PS: Maria Stepanova, poetisa, romancista e jornalista russa de quase 50 anos, escreveu corajosamente, em Moscovo, um artigo para o jornal britânico ‘Financial Times’, um dos mais credíveis e respeitados título da imprensa mundial, no qual exprime uma intensa, dramática e sensível visão sobre a inconcebível operação militar de Putin na soberana, independente e democrática Ucrânia.

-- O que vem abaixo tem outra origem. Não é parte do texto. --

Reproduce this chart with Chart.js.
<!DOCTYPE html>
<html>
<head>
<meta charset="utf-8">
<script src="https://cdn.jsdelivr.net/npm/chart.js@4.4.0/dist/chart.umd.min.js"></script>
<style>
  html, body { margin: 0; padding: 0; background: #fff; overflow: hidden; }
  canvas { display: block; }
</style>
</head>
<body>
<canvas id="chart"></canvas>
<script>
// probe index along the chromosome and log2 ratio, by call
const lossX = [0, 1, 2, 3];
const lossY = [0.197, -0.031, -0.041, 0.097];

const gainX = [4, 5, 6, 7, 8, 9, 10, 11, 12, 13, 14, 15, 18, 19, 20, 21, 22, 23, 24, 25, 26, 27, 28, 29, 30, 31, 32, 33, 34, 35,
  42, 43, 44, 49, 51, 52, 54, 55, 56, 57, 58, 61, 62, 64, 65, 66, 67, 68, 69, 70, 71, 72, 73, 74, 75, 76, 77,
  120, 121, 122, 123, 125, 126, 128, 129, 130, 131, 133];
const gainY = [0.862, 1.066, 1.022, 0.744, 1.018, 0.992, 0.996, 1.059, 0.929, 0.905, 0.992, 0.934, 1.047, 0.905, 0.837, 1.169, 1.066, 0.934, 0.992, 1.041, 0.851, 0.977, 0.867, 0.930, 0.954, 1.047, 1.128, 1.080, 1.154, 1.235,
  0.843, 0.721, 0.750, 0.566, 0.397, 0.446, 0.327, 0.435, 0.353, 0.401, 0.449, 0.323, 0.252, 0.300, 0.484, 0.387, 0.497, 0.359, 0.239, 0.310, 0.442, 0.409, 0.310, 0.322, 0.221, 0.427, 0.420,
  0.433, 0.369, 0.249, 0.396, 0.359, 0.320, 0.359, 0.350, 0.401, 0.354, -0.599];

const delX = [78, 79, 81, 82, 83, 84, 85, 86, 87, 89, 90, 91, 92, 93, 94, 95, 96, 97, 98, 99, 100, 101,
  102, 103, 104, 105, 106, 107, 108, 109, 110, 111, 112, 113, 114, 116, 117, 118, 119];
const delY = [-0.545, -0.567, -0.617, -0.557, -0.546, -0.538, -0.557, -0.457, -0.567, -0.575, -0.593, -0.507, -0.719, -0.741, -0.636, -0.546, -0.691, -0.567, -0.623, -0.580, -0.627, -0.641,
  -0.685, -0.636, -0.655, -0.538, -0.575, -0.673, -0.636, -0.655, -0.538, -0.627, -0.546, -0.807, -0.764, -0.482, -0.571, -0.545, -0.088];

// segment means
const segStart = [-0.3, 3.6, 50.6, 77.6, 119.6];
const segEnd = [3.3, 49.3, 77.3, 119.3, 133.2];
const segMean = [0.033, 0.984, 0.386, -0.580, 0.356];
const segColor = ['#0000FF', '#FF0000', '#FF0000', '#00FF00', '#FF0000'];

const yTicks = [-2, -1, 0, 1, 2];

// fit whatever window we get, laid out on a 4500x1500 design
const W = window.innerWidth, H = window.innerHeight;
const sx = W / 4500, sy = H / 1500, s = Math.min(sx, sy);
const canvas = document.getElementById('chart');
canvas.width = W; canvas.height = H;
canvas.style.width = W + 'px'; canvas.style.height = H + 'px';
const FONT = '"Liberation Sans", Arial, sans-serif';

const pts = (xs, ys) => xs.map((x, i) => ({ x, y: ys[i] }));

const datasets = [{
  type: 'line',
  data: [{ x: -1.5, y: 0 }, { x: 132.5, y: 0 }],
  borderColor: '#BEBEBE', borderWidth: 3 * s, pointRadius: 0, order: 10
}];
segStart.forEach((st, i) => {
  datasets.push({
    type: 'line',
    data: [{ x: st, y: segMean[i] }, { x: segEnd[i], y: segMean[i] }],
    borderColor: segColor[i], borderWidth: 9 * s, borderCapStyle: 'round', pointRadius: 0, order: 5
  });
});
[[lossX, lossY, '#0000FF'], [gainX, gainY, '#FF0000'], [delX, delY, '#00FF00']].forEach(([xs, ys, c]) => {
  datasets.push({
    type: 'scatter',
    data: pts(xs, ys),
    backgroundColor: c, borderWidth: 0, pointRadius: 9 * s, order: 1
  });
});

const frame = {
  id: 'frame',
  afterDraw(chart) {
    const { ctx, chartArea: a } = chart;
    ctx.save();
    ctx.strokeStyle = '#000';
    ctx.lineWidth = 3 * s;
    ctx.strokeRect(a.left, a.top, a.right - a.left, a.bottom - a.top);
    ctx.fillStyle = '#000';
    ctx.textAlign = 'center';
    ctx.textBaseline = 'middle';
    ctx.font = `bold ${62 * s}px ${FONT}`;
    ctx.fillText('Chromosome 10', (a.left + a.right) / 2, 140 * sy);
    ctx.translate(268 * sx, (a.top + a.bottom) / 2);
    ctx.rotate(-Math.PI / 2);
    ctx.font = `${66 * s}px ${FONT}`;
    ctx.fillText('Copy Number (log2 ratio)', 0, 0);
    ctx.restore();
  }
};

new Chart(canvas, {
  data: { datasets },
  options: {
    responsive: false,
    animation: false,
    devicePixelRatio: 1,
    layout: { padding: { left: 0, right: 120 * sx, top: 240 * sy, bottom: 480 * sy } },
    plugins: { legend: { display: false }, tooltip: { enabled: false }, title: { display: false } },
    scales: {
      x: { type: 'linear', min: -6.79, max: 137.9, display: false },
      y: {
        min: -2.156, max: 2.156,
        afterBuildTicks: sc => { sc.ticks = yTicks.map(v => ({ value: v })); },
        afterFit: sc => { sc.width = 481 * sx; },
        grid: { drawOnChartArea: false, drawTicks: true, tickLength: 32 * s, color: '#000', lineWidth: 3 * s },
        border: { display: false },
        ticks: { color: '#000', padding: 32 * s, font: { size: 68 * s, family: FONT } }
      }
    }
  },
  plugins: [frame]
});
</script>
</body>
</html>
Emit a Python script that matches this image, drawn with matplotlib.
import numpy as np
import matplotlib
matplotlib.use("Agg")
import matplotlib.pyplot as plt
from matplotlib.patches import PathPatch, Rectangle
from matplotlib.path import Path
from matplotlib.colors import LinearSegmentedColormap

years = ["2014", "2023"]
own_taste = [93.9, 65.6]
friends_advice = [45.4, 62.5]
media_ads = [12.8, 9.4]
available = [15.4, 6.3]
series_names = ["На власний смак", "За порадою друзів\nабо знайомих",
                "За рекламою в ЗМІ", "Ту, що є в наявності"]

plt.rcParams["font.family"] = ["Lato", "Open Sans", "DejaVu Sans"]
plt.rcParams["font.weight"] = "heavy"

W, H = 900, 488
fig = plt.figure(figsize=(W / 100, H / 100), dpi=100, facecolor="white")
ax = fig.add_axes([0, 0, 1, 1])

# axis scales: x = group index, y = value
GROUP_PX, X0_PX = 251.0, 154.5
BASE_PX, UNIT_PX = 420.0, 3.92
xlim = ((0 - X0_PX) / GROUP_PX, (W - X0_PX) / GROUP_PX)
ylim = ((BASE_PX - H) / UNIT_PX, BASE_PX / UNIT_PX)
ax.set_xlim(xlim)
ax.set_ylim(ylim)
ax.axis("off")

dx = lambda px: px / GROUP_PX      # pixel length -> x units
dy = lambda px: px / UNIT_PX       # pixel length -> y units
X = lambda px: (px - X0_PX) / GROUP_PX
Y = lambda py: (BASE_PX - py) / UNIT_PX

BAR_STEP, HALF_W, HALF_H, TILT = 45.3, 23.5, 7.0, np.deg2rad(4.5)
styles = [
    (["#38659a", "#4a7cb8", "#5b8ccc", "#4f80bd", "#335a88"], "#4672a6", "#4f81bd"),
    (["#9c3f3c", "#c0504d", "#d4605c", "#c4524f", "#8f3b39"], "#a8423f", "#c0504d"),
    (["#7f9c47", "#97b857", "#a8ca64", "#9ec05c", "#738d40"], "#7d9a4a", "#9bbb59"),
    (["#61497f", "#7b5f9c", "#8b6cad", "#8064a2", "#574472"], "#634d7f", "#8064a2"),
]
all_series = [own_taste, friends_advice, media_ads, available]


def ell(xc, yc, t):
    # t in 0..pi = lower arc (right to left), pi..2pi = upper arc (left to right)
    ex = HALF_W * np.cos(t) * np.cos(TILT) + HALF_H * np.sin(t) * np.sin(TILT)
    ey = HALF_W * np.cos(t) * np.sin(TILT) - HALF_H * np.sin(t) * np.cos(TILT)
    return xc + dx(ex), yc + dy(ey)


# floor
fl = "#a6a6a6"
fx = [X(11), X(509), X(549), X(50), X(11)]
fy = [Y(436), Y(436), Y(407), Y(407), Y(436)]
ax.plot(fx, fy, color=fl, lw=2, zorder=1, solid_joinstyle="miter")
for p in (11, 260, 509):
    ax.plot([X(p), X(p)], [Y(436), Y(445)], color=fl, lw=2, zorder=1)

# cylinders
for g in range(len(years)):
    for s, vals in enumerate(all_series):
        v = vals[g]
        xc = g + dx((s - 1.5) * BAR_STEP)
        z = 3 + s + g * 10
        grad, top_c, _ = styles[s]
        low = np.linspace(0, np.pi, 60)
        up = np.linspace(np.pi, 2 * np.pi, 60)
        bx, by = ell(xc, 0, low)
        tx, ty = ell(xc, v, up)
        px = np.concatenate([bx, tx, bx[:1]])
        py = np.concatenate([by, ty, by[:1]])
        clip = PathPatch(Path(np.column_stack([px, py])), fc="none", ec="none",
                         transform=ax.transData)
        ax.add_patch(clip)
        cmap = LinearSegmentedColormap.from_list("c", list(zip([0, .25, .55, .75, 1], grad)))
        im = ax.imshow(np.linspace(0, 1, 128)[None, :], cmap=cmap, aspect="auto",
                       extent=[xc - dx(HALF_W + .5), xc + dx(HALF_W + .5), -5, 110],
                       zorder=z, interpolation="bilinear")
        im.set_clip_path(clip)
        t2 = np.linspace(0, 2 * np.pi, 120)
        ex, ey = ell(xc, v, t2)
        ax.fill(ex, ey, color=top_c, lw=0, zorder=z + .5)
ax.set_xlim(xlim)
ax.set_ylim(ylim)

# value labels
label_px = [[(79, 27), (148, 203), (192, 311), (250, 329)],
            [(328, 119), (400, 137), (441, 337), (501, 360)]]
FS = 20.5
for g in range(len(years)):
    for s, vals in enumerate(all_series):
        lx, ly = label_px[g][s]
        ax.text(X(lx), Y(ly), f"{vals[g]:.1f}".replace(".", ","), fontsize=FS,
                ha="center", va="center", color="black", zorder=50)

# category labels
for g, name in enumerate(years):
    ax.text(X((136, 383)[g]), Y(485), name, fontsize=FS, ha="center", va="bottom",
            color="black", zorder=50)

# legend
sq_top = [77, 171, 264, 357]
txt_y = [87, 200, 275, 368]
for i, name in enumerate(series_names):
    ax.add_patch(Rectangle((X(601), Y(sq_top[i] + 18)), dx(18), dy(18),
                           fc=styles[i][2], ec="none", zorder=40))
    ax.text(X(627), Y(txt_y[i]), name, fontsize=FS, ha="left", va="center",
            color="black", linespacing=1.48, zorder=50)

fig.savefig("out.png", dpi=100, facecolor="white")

Feroz crítica da ação do líder russo, Maria Stepanova escreve que, mais uma vez, «alguém quer organizar o mundo como bem entende, sem se importar com o que a humanidade pensa sobre isso», e compara o «agressor nesta guerra injusta» com o autor de um «livro», no qual tudo é «controlado pelo criador». Com a devida vénia e profunda admiração pela coragem de Maria Stepanova nestes tempos tão complexos, atrevo-me, numa tradução pessoal, a seguir algumas linhas mais do pensamento expresso pela escritora russa.
«(…) Este livro em particular tem um autor ruim. Ruim em todos os sentidos, como pessoa e como escritor com pouco interesse nas suas próprias personagens. Ele não se importa se elas sobrevivem ou morrem (…), e, definitivamente, não está interessado em reconhecer-lhes as liberdades. A única coisa que lhe interessa é sua própria autoria, a afirmação de sua vontade e o seu controlo do texto e dos acontecimentos. É isso que ocupa Putin neste momento: a promulgação de sua vontade pessoal, a tentativa de reescrever a história da Ucrânia e da Europa, para mudar o nosso presente e determinar o nosso futuro». «Pode-se dizer que essa é a essência de toda a ditadura e a lógica de todo o ditador», reflete Maria Stepanova, lembrando, de forma suficientemente crua para nos impedir de ficarmos indiferentes, que «os demónios alimentam-se do sofrimento e do desespero humanos».
É, na verdade, o demónio, tão cruel, de Putin que nos assombra a todos e que tão depressa, creio, não nos deixará em paz. Parece mentira como a Liberdade, poética, que todos desejamos na vida, pode, afinal, tornar-se, ainda hoje, num testamento de horrores!